VII. PERIOD-CORRECT FABRIC SELECTION

Knoll Textiles. Larsen. Schumacher mid-century reissues.

Specifying fabric for MCM reupholstery is a specific exercise. Knoll Textiles continues to produce period-line fabrics including Knoll's own Mid-Century reissues — these are the most reliable for period authenticity. Jack Lenor Larsen designs (now archived but reissued by Cowtan & Tout and others) cover the high-end MCM period. Schumacher and Brunschwig & Fils maintain mid-century reissue lines. For Knoll-original pieces, specifying current Knoll Textiles is the easiest path to period authenticity. For mixed-maker MCM pieces, the designer's choice of period-appropriate fabric (textured weaves, period-appropriate solids, Knoll-line patterns) drives the result.

Frequently asked

Can a Knoll piece be reupholstered without compromising authenticity?

Yes — Knoll Inc. itself reupholsters period pieces, and any qualified workshop can do period-correct reupholstery. The key is respecting the original construction (foam, dacron wrap, buckram backing, sinuous springs where original, hand-tied springs on signature pieces), using Knoll Textiles or comparable period-line fabric, and maintaining the architectural proportions defined by the frame. Reupholstery itself doesn't compromise authenticity; poor reupholstery does.

What about Eames Lounge Chair reupholstery?

Specific scope. Original Eames Lounge cushions are hand-stitched top-grain leather (aniline-dyed) over polyurethane foam and feather fill, with cabriole-button tufting matching the documented original pattern. We work to the documented dimensions and stitching pattern. Period-correct leather (Moore & Giles, Edelman, Spinneybeck for current sources comparable to period) and matched tufting are the keys. Lead time 8-10 weeks for the full cushion set.

Is MCM reupholstery cheaper than period antique restoration?

Generally similar pricing. The construction is faster (foam over webbing vs hand-stitched edge roll over horsehair) but the precision required is higher — tight architectural upholstery shows every flaw. Pattern-aligned welt cord on a Knoll sofa is comparable bench labor to hand-stitched edge roll on a Federal sofa. Total project pricing typically runs in the same range; the scope is different but the labor allocation is similar.

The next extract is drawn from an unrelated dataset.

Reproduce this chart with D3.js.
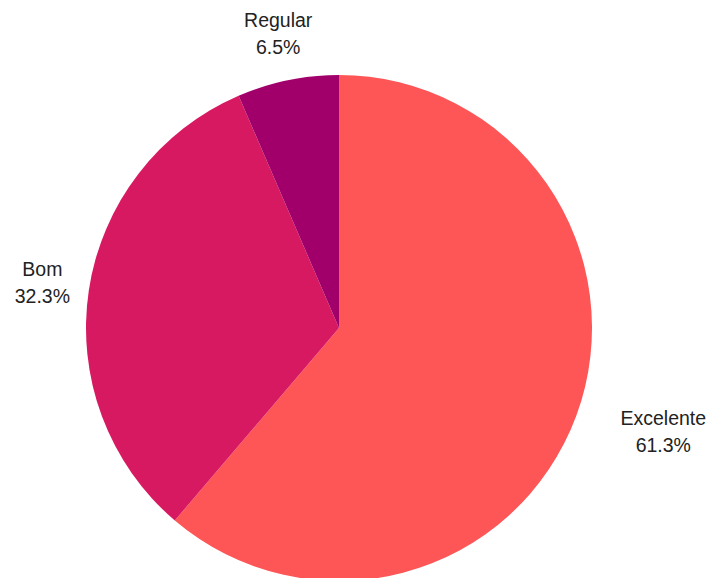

Can chrome frames be re-plated?

Yes — specialty plating shops handle chrome and brass re-plating. The process requires removing the upholstery, stripping the existing chrome (chemical or mechanical), re-plating with new chrome, and reassembly. Re-plating is expensive and adds 4-6 weeks to the project. For minor chrome damage we often recommend careful polishing and selective spot repair rather than full re-plating; full re-plating is for cases where the chrome is severely degraded.

Does refurbishing MCM affect collector value?

Depends on the discipline. Period-correct reupholstery with documented Knoll Textiles or period-appropriate fabric, period-correct foam and construction, and preservation of original frame surface maintains collector value. Aggressive refinishing of frames, substitution of non-period materials (modern stain on walnut frames, polyurethane finish on rosewood), or visibly modern fabric substantially reduces value. The discipline is the same as period antique restoration — preserve what is original; address what has failed.

Can you work on European MCM (Wegner, Juhl, Borge Mogensen)?

Yes — Scandinavian MCM is part of our regular scope. Hans Wegner's GE 290, Borge Mogensen's Spanish Chair, Finn Juhl pieces, and the broader Danish modern tradition. Construction differs from American MCM (Scandinavian work often uses cord seats, oil-finished teak or rosewood frames, foam-and-cord construction) and the discipline accordingly differs — but the period-correct restoration principles are the same.